[What is expected]:
Pictures are not part of the copy. Retype the lines from the first one through the line that contains "grid_levels = [20, 25, 30, 35, 40, 45, 50]".
· · · · ·
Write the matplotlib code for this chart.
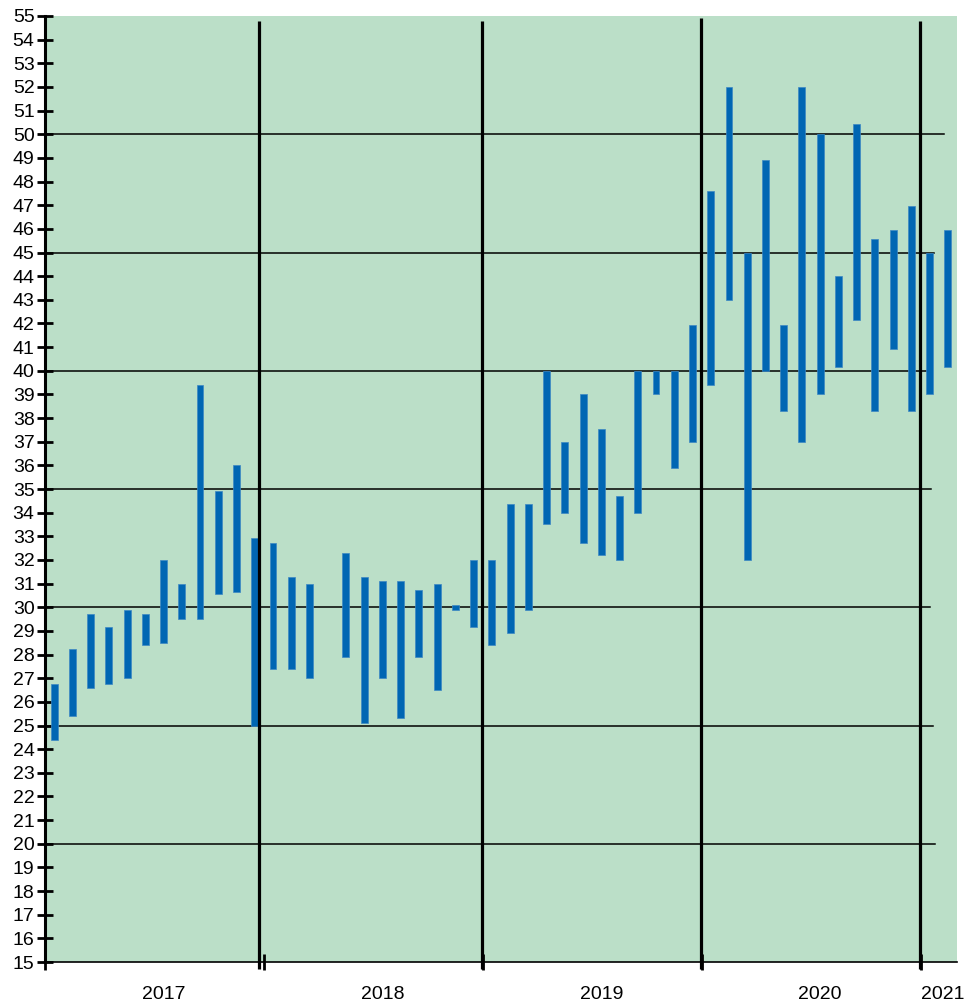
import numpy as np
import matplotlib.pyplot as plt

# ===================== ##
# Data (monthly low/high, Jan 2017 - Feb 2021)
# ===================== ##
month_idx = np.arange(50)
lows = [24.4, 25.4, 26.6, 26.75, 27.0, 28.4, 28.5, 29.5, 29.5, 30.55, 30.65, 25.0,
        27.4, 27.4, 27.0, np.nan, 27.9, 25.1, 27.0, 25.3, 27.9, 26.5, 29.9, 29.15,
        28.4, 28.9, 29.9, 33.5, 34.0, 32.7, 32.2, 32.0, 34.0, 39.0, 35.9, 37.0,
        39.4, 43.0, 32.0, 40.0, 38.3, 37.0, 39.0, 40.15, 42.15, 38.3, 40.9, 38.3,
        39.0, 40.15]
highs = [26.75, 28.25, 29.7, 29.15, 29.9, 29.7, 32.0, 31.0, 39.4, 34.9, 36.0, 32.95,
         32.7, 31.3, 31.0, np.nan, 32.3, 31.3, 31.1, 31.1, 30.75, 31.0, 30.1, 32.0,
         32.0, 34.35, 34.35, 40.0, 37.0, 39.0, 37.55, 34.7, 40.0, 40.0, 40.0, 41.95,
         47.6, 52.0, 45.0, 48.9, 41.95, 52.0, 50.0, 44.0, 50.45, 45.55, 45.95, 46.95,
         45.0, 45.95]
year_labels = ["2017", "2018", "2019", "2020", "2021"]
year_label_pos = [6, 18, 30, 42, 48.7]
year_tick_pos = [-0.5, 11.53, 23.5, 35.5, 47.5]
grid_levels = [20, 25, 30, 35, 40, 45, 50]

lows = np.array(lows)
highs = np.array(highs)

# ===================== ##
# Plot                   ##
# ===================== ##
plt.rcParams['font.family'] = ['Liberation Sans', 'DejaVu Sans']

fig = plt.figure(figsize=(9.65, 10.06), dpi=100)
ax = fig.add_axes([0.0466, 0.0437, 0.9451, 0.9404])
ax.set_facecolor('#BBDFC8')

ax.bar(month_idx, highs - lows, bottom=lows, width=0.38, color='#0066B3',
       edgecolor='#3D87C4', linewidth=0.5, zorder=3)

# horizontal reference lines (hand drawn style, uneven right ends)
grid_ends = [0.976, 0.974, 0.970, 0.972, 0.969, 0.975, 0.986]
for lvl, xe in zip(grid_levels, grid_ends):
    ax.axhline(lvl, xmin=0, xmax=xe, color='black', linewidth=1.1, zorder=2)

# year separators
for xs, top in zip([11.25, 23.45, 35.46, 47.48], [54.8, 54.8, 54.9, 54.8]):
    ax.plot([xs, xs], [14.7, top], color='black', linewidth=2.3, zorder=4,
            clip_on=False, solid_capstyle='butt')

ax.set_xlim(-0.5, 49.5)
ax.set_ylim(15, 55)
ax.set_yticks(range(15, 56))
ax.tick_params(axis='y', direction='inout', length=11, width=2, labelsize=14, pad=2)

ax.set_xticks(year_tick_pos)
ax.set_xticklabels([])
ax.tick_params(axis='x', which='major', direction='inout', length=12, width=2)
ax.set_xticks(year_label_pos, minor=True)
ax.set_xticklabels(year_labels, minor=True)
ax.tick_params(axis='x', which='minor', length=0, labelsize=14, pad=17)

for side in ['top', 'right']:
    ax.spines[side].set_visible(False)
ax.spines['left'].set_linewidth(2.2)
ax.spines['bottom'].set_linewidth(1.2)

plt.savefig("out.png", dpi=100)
· · · · ·
[Finished task]:
Write the matplotlib code for this chart.
import numpy as np
import matplotlib.pyplot as plt

# ===================== ##
# Data (monthly low/high, Jan 2017 - Feb 2021)
# ===================== ##
month_idx = np.arange(50)
lows = [24.4, 25.4, 26.6, 26.75, 27.0, 28.4, 28.5, 29.5, 29.5, 30.55, 30.65, 25.0,
        27.4, 27.4, 27.0, np.nan, 27.9, 25.1, 27.0, 25.3, 27.9, 26.5, 29.9, 29.15,
        28.4, 28.9, 29.9, 33.5, 34.0, 32.7, 32.2, 32.0, 34.0, 39.0, 35.9, 37.0,
        39.4, 43.0, 32.0, 40.0, 38.3, 37.0, 39.0, 40.15, 42.15, 38.3, 40.9, 38.3,
        39.0, 40.15]
highs = [26.75, 28.25, 29.7, 29.15, 29.9, 29.7, 32.0, 31.0, 39.4, 34.9, 36.0, 32.95,
         32.7, 31.3, 31.0, np.nan, 32.3, 31.3, 31.1, 31.1, 30.75, 31.0, 30.1, 32.0,
         32.0, 34.35, 34.35, 40.0, 37.0, 39.0, 37.55, 34.7, 40.0, 40.0, 40.0, 41.95,
         47.6, 52.0, 45.0, 48.9, 41.95, 52.0, 50.0, 44.0, 50.45, 45.55, 45.95, 46.95,
         45.0, 45.95]
year_labels = ["2017", "2018", "2019", "2020", "2021"]
year_label_pos = [6, 18, 30, 42, 48.7]
year_tick_pos = [-0.5, 11.53, 23.5, 35.5, 47.5]
grid_levels = [20, 25, 30, 35, 40, 45, 50]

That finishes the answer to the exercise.